Remarks on the functional equation $f(x+1)=g(x)f(x)$ and a uniqueness theorem for the gamma function

TL;DR

This paper investigates the functional equation related to gamma functions, showing how asymptotic conditions can be simplified, and establishes new uniqueness theorems that extend classical results like the Bohr-Mollerup theorem.

Contribution

It generalizes existing uniqueness theorems for solutions of the gamma functional equation by relaxing conditions and introduces new criteria involving log-convexity and log-concavity.

Findings

Asymptotic condition can be reduced to convergence of g(n+1)/g(n) to 1.

Uniqueness of solutions extends to those that are eventually log-convex or log-concave of second order.

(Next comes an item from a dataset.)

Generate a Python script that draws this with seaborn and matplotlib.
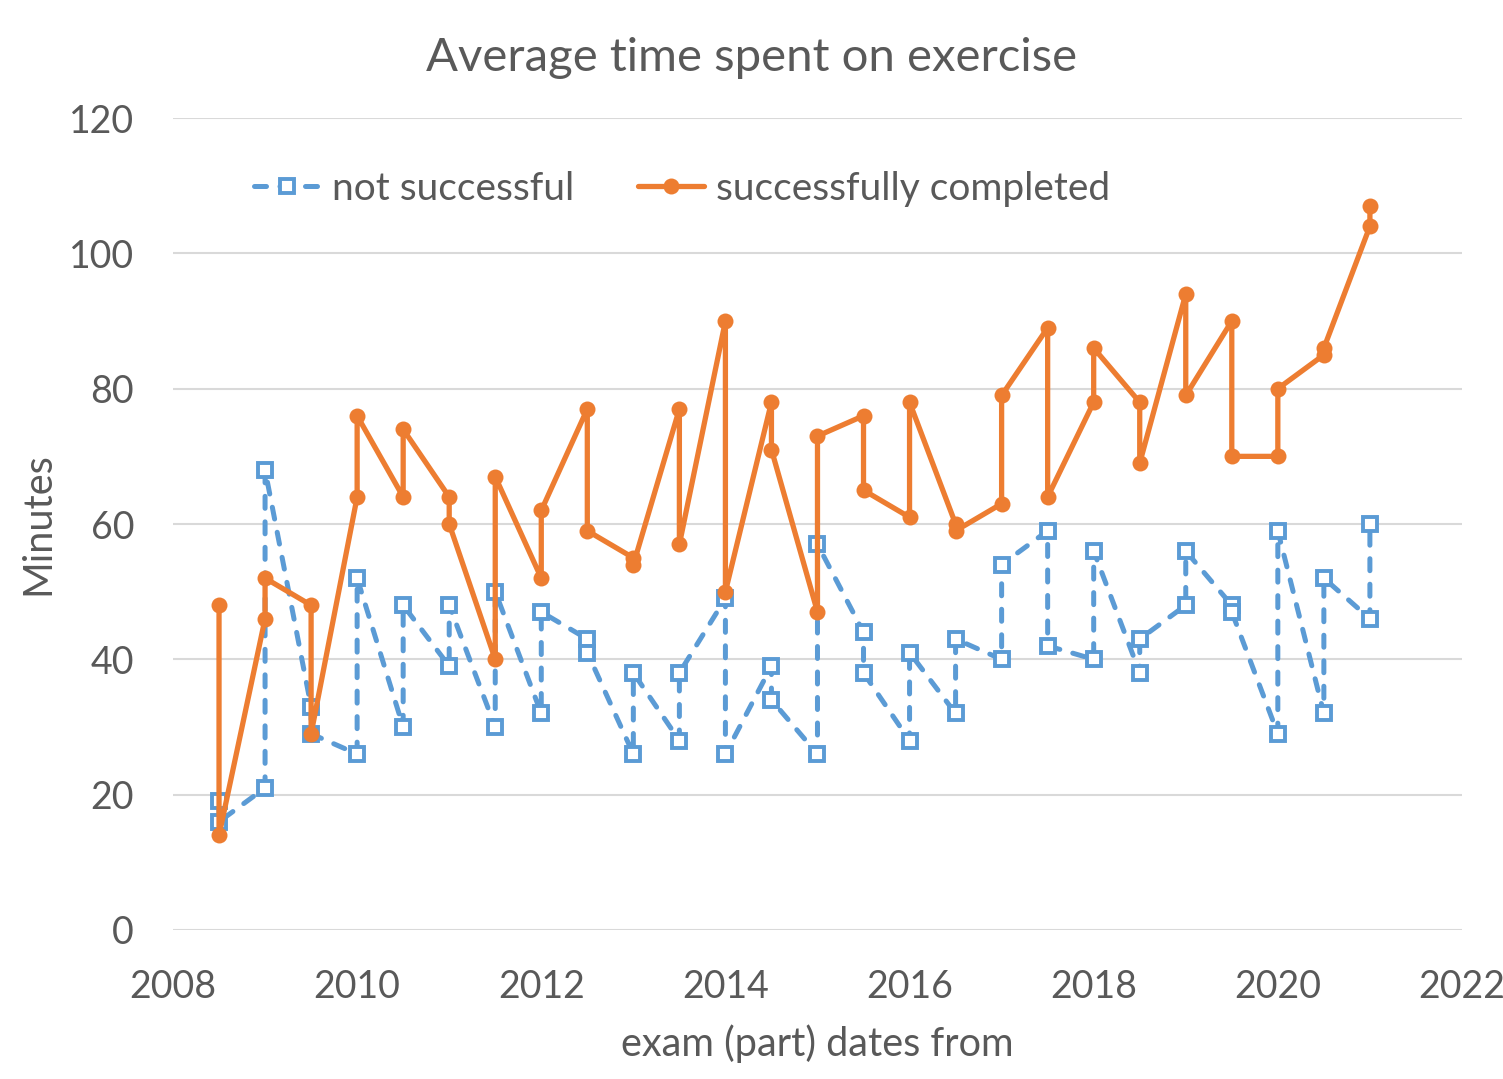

A new gamma function uniqueness theorem replaces log-convexity with log-concavity of order two.

Abstract

The topic of gamma type functions and related functional equation $f(x+1)=g(x)f(x)$ has been seriously studied from first half of the twentieth century till now. Regarding unique solutions of the equation the asymptotic condition $\displaystyle{\lim_{x \to \infty}}\frac{g(x+w)}{g(x)}=1$, for each $w>0$, is considered in many serial papers including R. Webster's article (1997). Motivated by the topic of limit summability of real functions (introduced by the author in 2001), we first show that the asymptotic condition in the Webster's paper can be reduced to the convergence of the sequence $\frac{g(n+1)}{g(n)}$ to $1$, and then by removing the initial condition $f(1)=1$ we generalize it. On the other hand, Rassias and Trif proved that if $g$ satisfies another appropriate asymptotic condition, then the equation admits at most one solution $f$, which is eventually $\log$-convex of the second order. We also sow that without changing the asymptotic condition for this case, a uniqueness theorem similar to the Webster's result is also valid for eventually $\log$-convex solutions $f$ of the second order. This result implies a new uniqueness theorem for the gamma function which states the $\log$-convexity condition in the Bohr-Mollerup Theorem can be replaced by $\log$-concavity of order two. At last, some important questions about them will be asked.